I had to work with said attendee during the squat and deadlift demo, what a pleasure that was.
Thanks dude. Every experience can lead to an education of sorts. This definitely was one for me, and def not for him.
@cali. I would have loved to have seen you stand your ground against that jerk. I’ve met his “kind” before–sounds like 95% ego but I’m sure there was some stupidity and laziness in him too. As usual, very well written.
Thanks for the write-up, Cali.
I found this helpful both from an athlete’s and from a coach’s perspective. That ego thing is difficult to deal with, no matter which side you are on.
BUT, as much as I liked your blog article, I have one major problem with it. The Yeti is from the Himalayas in Nepal. The Sasquatch is from the Pacific Northwest.
as always, good stuff, @cali
Primo article and well written.
My wife and I were at a box that exemplified…yes f’n exemplified your trifecta. Yup. We wised up and moved on.

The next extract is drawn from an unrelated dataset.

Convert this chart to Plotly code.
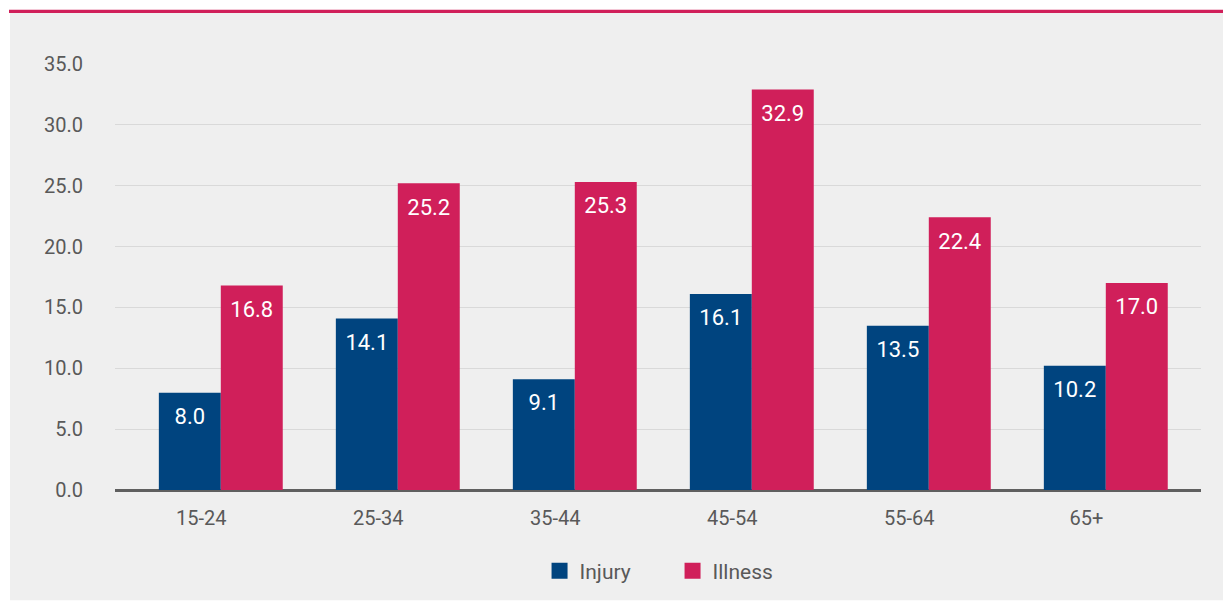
import plotly.graph_objects as go

categories = ["15-24", "25-34", "35-44", "45-54", "55-64", "65+"]
injury = [8.0, 14.1, 9.1, 16.1, 13.5, 10.2]
illness = [16.8, 25.2, 25.3, 32.9, 22.4, 17.0]
y_ticks = [0, 5, 10, 15, 20, 25, 30, 35]

BLUE = "#00447f"
PINK = "#d01f5a"
BG = "#efefef"
TXT = "#595959"
FONT = "Roboto, DejaVu Sans, sans-serif"

xpos = list(range(len(categories)))

fig = go.Figure()
series = [("Injury", injury, BLUE, "a"), ("Illness", illness, PINK, "b")]
for name, vals, col, grp in series:
    fig.add_trace(go.Bar(
        x=xpos, y=vals, name=name, offsetgroup=grp,
        marker=dict(color=col, line=dict(width=0)),
        showlegend=False, hoverinfo="y",
    ))
for name, vals, col, grp in series:
    fig.add_trace(go.Scatter(
        x=xpos, y=vals, mode="markers+text", offsetgroup=grp,
        text=[f"{v:.1f}" for v in vals], textposition="bottom center",
        textfont=dict(color="white", size=22, family=FONT),
        marker=dict(size=22, opacity=0, color=col),
        showlegend=False, hoverinfo="skip", cliponaxis=False,
    ))
for name, vals, col, grp in series:
    fig.add_trace(go.Scatter(
        x=[None], y=[None], mode="markers", name=name,
        marker=dict(symbol="square", size=19, color=col, line=dict(width=0)),
    ))

W, H = 1223, 602
L, R, T, B = 115, 22, 64, 111
pw, ph = W - L - R, H - T - B

def px_x(p):
    return (p - L) / pw

def px_y(p):
    return (H - B - p) / ph

shapes = [
    dict(type="rect", xref="paper", yref="paper", x0=px_x(0), x1=px_x(W), y0=px_y(0), y1=px_y(H),
         fillcolor="white", line=dict(width=0), layer="below"),
    dict(type="rect", xref="paper", yref="paper", x0=px_x(10), x1=px_x(W), y0=px_y(13), y1=px_y(601.5),
         fillcolor=BG, line=dict(width=0), layer="below"),
    dict(type="rect", xref="paper", yref="paper", x0=px_x(9), x1=px_x(W), y0=px_y(9.5), y1=px_y(13),
         fillcolor=PINK, line=dict(width=0), layer="below"),
]

fig.update_layout(
    width=W, height=H,
    margin=dict(l=L, r=R, t=T, b=B, pad=0),
    paper_bgcolor="white", plot_bgcolor=BG,
    barmode="group", bargap=0.30, bargroupgap=0,
    scattermode="group", scattergap=0.30,
    font=dict(family=FONT, color=TXT, size=20),
    shapes=shapes,
    showlegend=True,
    legend=dict(orientation="h", x=0.5134, xanchor="center", y=px_y(571), yanchor="middle",
                font=dict(size=21, color=TXT), itemwidth=30, traceorder="normal",
                bgcolor="rgba(0,0,0,0)", itemsizing="trace", entrywidth=88),
    xaxis=dict(
        range=[(115 - 220.8) / 177, (1201 - 220.8) / 177],
        tickmode="array", tickvals=[i - 0.11 for i in xpos], ticktext=categories,
        showgrid=False, zeroline=False, showline=False,
        ticks="outside", ticklen=10, tickcolor="rgba(0,0,0,0)",
        tickfont=dict(size=20, color=TXT, family=FONT),
        fixedrange=True,
    ),
    yaxis=dict(
        range=[0, 35], tickmode="array", tickvals=y_ticks,
        ticktext=[f"{v:.1f}" for v in y_ticks],
        showgrid=True, gridcolor="#d9d9d9", gridwidth=1,
        zeroline=True, zerolinecolor="#5f5f5f", zerolinewidth=2.5,
        showline=False,
        ticks="outside", ticklen=27, tickcolor="rgba(0,0,0,0)",
        tickfont=dict(size=20, color=TXT, family=FONT),
    ),
)

fig.write_html("out.html", config={"displayModeBar": False},
               post_script="document.body.style.margin='0';")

My wonderful badassery wife who is in the medical profession (PT) and former D1 athlete (field hockey at the University of Maryland) has dealt with the same at our former gym. Especially from unqualified owners that “stayed at a Holiday Inn last night”.
Yeah. We have stories to kick around the campfire.
Thanks for the reminder. I plan on sharing the article to my fellow trainers at our new box.
In Praxis We Trust,
You need one of these at your seminars… http://youtu.be/RzToNo7A-94
The “Laziness” section is wildly apparent with kids. When I’m trying to get my daughter to jump across crash mats, roll, or whatever during her gymnastics class, my level of enthusiasm (and active participation) directly correlates to hers.
Awesome write up
I was at this particular seminar! Awesome article.